The company’s first greenhouse opened in Greenpoint in 2011. In early 2014, it installed a second one on the roof of the Whole Foods market in Brooklyn’s Gowanus neighborhood—the first greenhouse integrated with a store. The following year, a third greenhouse opened atop a toy factory in Queens, and the company expanded to Chicago, where it built the largest rooftop farm in the world.
The Tibetans have been an integral part of Gotham Greens from the get-go. Lama Pema Dorjee, a Tibetan Buddhist monk and Puri family friend who is active in the Tibetan Community of New York and New Jersey and founded the Sunday Tibetan Language School of New York, helped build one of the greenhouses and conducted blessing ceremonies for all three. He also brought in their first greenhouse employee, Namgyal Gonpo. “Before we knew it, we had about a dozen Tibetan employees just through word of mouth,” Puri says. Dakpa Gyaden, who works at the Gowanus location, was referred by a Tibetan at the Whole Foods sushi bar downstairs. Like Dakpa, who was raised in a Tibetan settlement in southern India that cultivated cash crops, some workers have come with farming experience; others have learned on the job.

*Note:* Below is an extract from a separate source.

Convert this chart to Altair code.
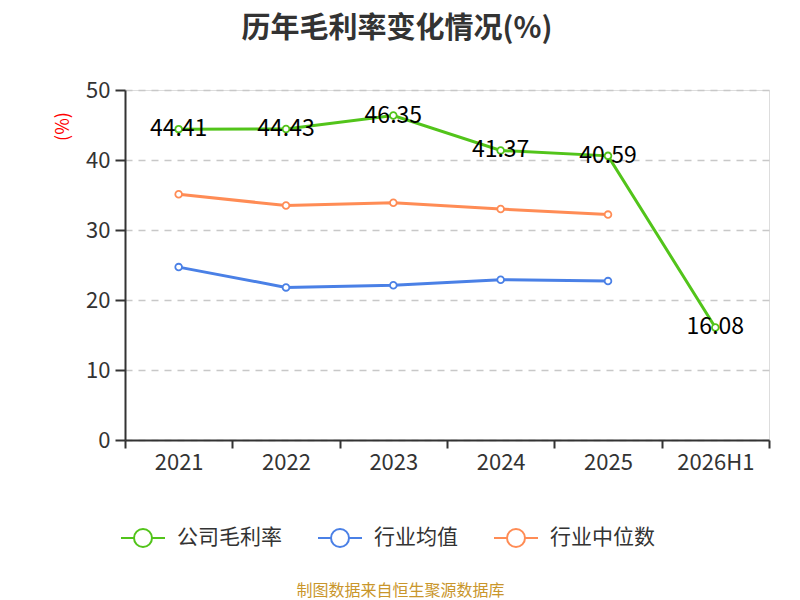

As much as the Tibetans are valued as loyal, hardworking members of the Gotham Greens team, they value the company as a workplace that espouses principles consistent with their own. Rinchen Sanpo, who grew up attending the Dalai Lama’s teachings in Dharamsala and met His Holiness “many times,” sums up the appeal. “From an environmental point of view, we are very, very happy to work here,” he says. The soil-free method conserves water and land, and “there’s no chance of harming insects accidentally.” And then there’s a less tangible but no less important benefit of the job: transforming the mind. “During our work we can say prayers and recite mantras, so we can keep a good sort of mind for people.” And for the greens.